Even if this fact escaped the scrutiny process of India’s premier scientific gathering, it should now be evident. Ordinarily, abstracts of papers presented at the sessions are published in Part II of the proceedings of the Science Congress. The inclusion of the abstract of this flawed paper should now be considered unacceptable, but so far the only initiative against it has been a signature drivelaunched by California-based National Aeronautics and Space Administration (NASA) scientist Ramprasad Gandhiraman. Not a single office-bearer of the Indian Science Congress has spoken out against the selection of this paper; no prominent names of Indian science have taken any initiative to oppose this mockery of scholarship.

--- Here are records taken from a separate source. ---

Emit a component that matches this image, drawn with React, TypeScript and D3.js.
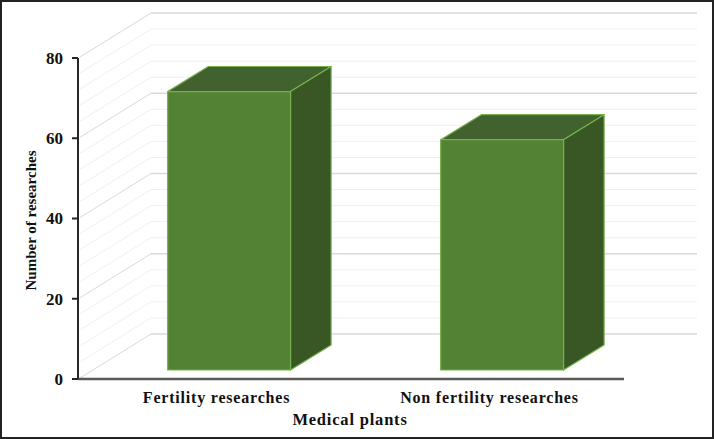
import * as React from 'react';
import * as d3 from 'd3';

const categories = ['Fertility researches', 'Non fertility researches'];
const researchCounts = [69.4, 57.4];
const majorTicks = [0, 20, 40, 60, 80];
const minorTicks = d3.range(0, 81, 4);

const dimensions = { width: 715, height: 439 };
const margin = { top: 58, left: 78, right: 91, bottom: 60 };
// oblique depth of the back wall, in pixels
const depth = { dx: 73, dy: 45 };
// bar sits between these fractions of the depth
const barFront = 0.2;
const barBack = 0.756;

const font = '"Liberation Serif", "Times New Roman", serif';

const colors = {
  front: '#548235',
  top: '#41622e',
  side: '#385724',
  edge: '#74b04c',
  gridMajor: '#d9d9d9',
  gridMinor: '#f0f0f0',
  axis: '#595959',
};

const App: React.FC = () => {
  const x = d3
    .scaleBand(categories, [margin.left, dimensions.width - margin.right])
    .paddingInner(0.55)
    .paddingOuter(0.275);
  const y = d3.scaleLinear([0, 80], [dimensions.height - margin.bottom, margin.top]);

  const x0 = margin.left;
  const x1 = dimensions.width - margin.right;
  const y0 = y(0);

  const bars = categories.map((c, i) => {
    const fx = depth.dx * barFront;
    const fy = depth.dy * barFront;
    const bx = depth.dx * barBack;
    const by = depth.dy * barBack;
    const left = (x(c) ?? 0) + fx;
    const right = left + x.bandwidth();
    const top = y(researchCounts[i]) - fy;
    const bottom = y0 - fy;
    const ddx = bx - fx;
    const ddy = by - fy;
    return { c, left, right, top, bottom, ddx, ddy };
  });

  return (
    <div style={{ position: 'fixed', left: 0, top: 0 }}>
      <svg
        width={dimensions.width}
        height={dimensions.height}
        viewBox={`0 0 ${dimensions.width} ${dimensions.height}`}
        style={{ display: 'block', background: '#fff' }}
      >
        {/* gridlines: side wall diagonals and back wall */}
        <g>
          {minorTicks.map((v) => {
            const major = v % 20 === 0;
            const stroke = major ? colors.gridMajor : colors.gridMinor;
            return (
              <g key={v}>
                <line
                  x1={x0 + 2}
                  y1={y(v) - 1}
                  x2={x0 + depth.dx}
                  y2={y(v) - depth.dy}
                  stroke={stroke}
                  strokeWidth={1}
                />
                <line
                  x1={x0 + depth.dx}
                  y1={y(v) - depth.dy}
                  x2={x1 + depth.dx}
                  y2={y(v) - depth.dy}
                  stroke={stroke}
                  strokeWidth={major ? 1.5 : 1}
                />
              </g>
            );
          })}
        </g>

        {/* bars */}
        <g stroke={colors.edge} strokeWidth={1.2} strokeLinejoin="round">
          {bars.map((b) => (
            <g key={b.c}>
              <polygon
                points={`${b.left},${b.top} ${b.left + b.ddx},${b.top - b.ddy} ${b.right + b.ddx},${b.top - b.ddy} ${b.right},${b.top}`}
                fill={colors.top}
              />
              <polygon
                points={`${b.right},${b.top} ${b.right + b.ddx},${b.top - b.ddy} ${b.right + b.ddx},${b.bottom - b.ddy} ${b.right},${b.bottom}`}
                fill={colors.side}
              />
              <rect
                x={b.left}
                y={b.top}
                width={b.right - b.left}
                height={b.bottom - b.top}
                fill={colors.front}
              />
            </g>
          ))}
        </g>

        {/* axes */}
        <line x1={x0} y1={y0} x2={x1} y2={y0} stroke={colors.axis} strokeWidth={2.5} />
        <line x1={x0} y1={y(80)} x2={x0} y2={y0} stroke="#262626" strokeWidth={2} />
        <g fontFamily={font} fontWeight="bold" fontSize={17} fill="#111">
          {majorTicks.map((v) => (
            <g key={v}>
              <line x1={x0 - 6} y1={y(v)} x2={x0} y2={y(v)} stroke="#262626" strokeWidth={2} />
              <text x={x0 - 15} y={y(v)} dy="0.35em" textAnchor="end">
                {v}
              </text>
            </g>
          ))}
        </g>

        <g fontFamily={font} fontWeight="bold" fontSize={16} fill="#111" letterSpacing={0.8}>
          {categories.map((c) => (
            <text key={c} x={(x(c) ?? 0) + x.bandwidth() / 2 + 2} y={403} textAnchor="middle">
              {c}
            </text>
          ))}
          <text x={350} y={425} textAnchor="middle" fontSize={16.5}>
            Medical plants
          </text>
        </g>

        <text
          transform={`translate(36, ${(y(0) + y(80)) / 2 + 2}) rotate(-90)`}
          textAnchor="middle"
          fontFamily={font}
          fontWeight="bold"
          fontSize={15}
          fill="#111"
        >
          Number of researches
        </text>

        {/* picture frame */}
        <rect
          x={1}
          y={1}
          width={dimensions.width - 3}
          height={dimensions.height - 2}
          fill="none"
          stroke="#222"
          strokeWidth={2}
        />
      </svg>
    </div>
  );
};

export default App;
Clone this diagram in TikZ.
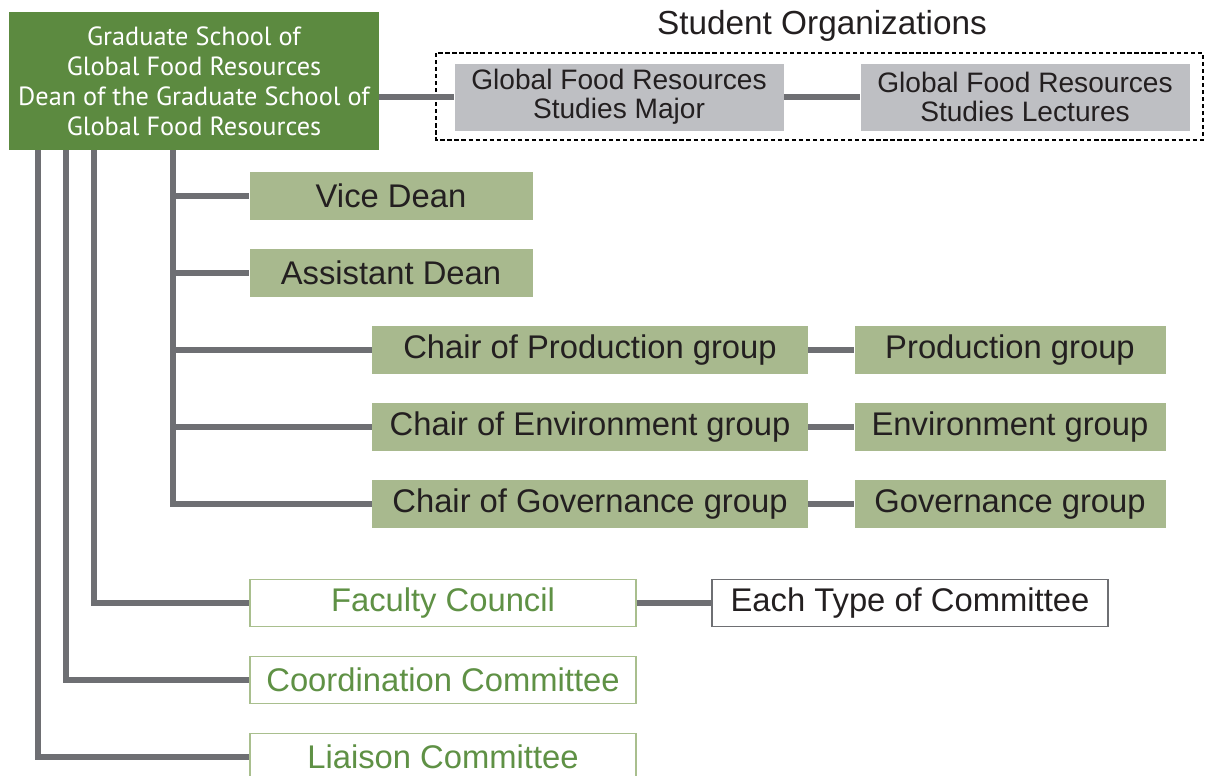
\documentclass[tikz,border=0pt]{standalone}
\usepackage{fontspec}
\setmainfont{Liberation Sans}
\newfontfamily\deanfont{PT Sans}
\usetikzlibrary{positioning}

\definecolor{deangreen}{RGB}{92,138,64}
\definecolor{boxgreen}{RGB}{168,185,142}
\definecolor{boxgray}{RGB}{190,191,195}
\definecolor{linkgray}{RGB}{110,111,115}
\definecolor{textdark}{RGB}{35,31,32}
\definecolor{comgreen}{RGB}{95,145,69}
\definecolor{comborder}{RGB}{169,191,142}

\begin{document}
\begin{tikzpicture}[x=0.025cm,y=-0.025cm]
    \tikzset{dean/.style    = {fill=deangreen, text=white,
        minimum width=370*0.025cm, minimum height=138*0.025cm,
        align=center, font=\deanfont\fontsize{18.7}{21.4}\selectfont},
      post/.style   = {fill=boxgreen, text=textdark, inner sep=0pt,
        minimum height=48*0.025cm, font=\fontsize{23.3}{26}\selectfont},
      orgbox/.style = {fill=boxgray, text=textdark, align=center, inner sep=0pt,
        minimum width=329*0.025cm, minimum height=67*0.025cm,
        font=\fontsize{20}{20.6}\selectfont},
      council/.style = {draw=comborder, line width=1pt, fill=white, text=comgreen,
        inner sep=0pt, minimum width=386*0.025cm, minimum height=47*0.025cm,
        font=\fontsize{23.3}{26}\selectfont},
      link/.style   = {draw=linkgray, line width=3.6pt}
      }
    \useasboundingbox (0,0) rectangle (1206,776);

    % Draw the dean and the student organizations.
    \node[dean] (dean) at (194,81) {Graduate School of\\Global Food Resources\\Dean of the Graduate School of\\Global Food Resources};
    \draw[dashed, line width=0.8pt, dash pattern=on 3pt off 2pt] (436,53) rectangle (1203,140);
    \node[font=\fontsize{23.7}{26}\selectfont, text=textdark] (orgs) at (822,26) {Student Organizations};
    \node[orgbox] (major) at (619,97) {Global Food Resources\\Studies Major};
    \node[orgbox] (lect) at (1025,97) {Global Food Resources\\Studies Lectures};
    \draw[link] (dean.east |- major) -- (major.west);
    \draw[link] (major) -- (lect);

    % Draw the vice and assistant deans.
    \node[post, minimum width=283*0.025cm] (vice) at (391,196) {Vice Dean};
    \node[post, minimum width=283*0.025cm] (asst) at (391,273) {Assistant Dean};

    % Draw the chairs and their groups.
    \node[post, minimum width=436*0.025cm] (chprod) at (590,350) {Chair of Production group};
    \node[post, minimum width=436*0.025cm] (chenv) at (590,427) {Chair of Environment group};
    \node[post, minimum width=436*0.025cm] (chgov) at (590,504) {Chair of Governance group};
    \node[post, minimum width=311*0.025cm] (prod) at (1010,350) {Production group};
    \node[post, minimum width=311*0.025cm] (env) at (1010,427) {Environment group};
    \node[post, minimum width=311*0.025cm] (gov) at (1010,504) {Governance group};
    \draw[link] (chprod) -- (prod);
    \draw[link] (chenv) -- (env);
    \draw[link] (chgov) -- (gov);

    % Draw the councils and committees.
    \node[council] (faculty) at (443,603) {Faculty Council};
    \node[council] (coord) at (443,680) {Coordination Committee};
    \node[council] (liaison) at (443,757) {Liaison Committee};
    \node[draw=linkgray, line width=1pt, inner sep=0pt, text=textdark,
      minimum width=396*0.025cm, minimum height=47*0.025cm,
      font=\fontsize{23.3}{26}\selectfont] (each) at (910,603) {Each Type of Committee};
    \draw[link] (faculty) -- (each);

    % Draw the trunks from the dean.
    \coordinate (trA) at (38,150);
    \coordinate (trB) at (66,150);
    \coordinate (trC) at (94,150);
    \coordinate (trD) at (173,150);
    \foreach \n in {vice, asst, chprod, chenv, chgov}
      \draw[link] (trD) |- (\n.west);
    \draw[link] (trC) |- (faculty.west);
    \draw[link] (trB) |- (coord.west);
    \draw[link] (trA) |- (liaison.west);
\end{tikzpicture}
\end{document}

Consider what happens when this paper is part of the proceedings. The truth of Yonath’s paper, or for that matter the paper presented by Abhay Ashtekar, Director at the Institute for Gravitation and the Cosmos, Pennsylvania State University, on “The Very Early Universe Origin of Space, Time and the Large Scale Structure” would then rest on the same footing as the hoax of Vedic’ aviation, as far as the Indian Science Congress is concerned.

A copy of the proceedings that would include Bodas’ draft will only serve to confirm what the Islamic scholar Abu'l Raihan al-Biruni, writing almost a thousand years ago, had said about the state of Indian scientific knowledge: “I can only compare their mathematical and astronomical literature, as far as I know it, to a mixture of pearl shells and sour dates, or of pearls and dung, or of costly crystals and common pebbles. Both kinds of things are equal in their eyes, since they cannot raise themselves to the methods of a strictly scientific deduction.”

But even these harsh words would constitute a charitable view. The reason the proceedings may still end up carrying Yonath and Ashtekar’s pearls along with Hindutva’s dung is not because our scientists cannot distinguish between them, but because they choose to look away in the face of a new political dispensation. This lack of integrity and courage among scientists sets a dangerous precedent. The absurdities of "Vedic'' aviation are by no means the last we have seen of Hindutva’s pseudoscientific vision.

In the face of this capitulation, some of the ''liberal'' responses have been typically weak-kneed. When the very practice of science is under threat, with its process of the verification of truth subverted to ideological ends, it makes little sense for people like Shashi Tharoor to ask us to keep sight of our ancient heritage. The knowledge of our ancient heritage has been rather readily available over the recent past, as any Google search would show, to anyone who seeks it. But today this ancient heritage is being invoked as a weapon, not for the advancement of science but to suppress it. It has taken the form of a chauvinism that suggests we have nothing new to learn, we already knew it all.

When Harsh Vardhan, the Union Minister for Science and Technology says, “Our scientists discovered the Pythagoras theorem but we very sophisticatedly gave its credit to the Greeks. We all know we knew ‘beej ganit’ much before the Arabs, but very selflessly allowed it to be called algebra,” he is lying at every step. We did not very sophisticatedly give credit to the Greek for the Pythogoras theorem, nor did we very selflessly allow ‘beej ganit’ to be called algebra. Both these claims are means of framing a lie which seeks to bolster our chauvinism with a false sense of humility. The Greek and Arab have been credited with these concepts because we could not systemise our body of knowledge into the set of processes that today constitute science or mathematics. The key to this process is the development of experimental or logical methods that distinguish a truth from a lie, separate the real from a hoax. Today it seems that even those who call themselves scientists in India appear to lack the courage to fight for the very processes that underlie their quest for the truth.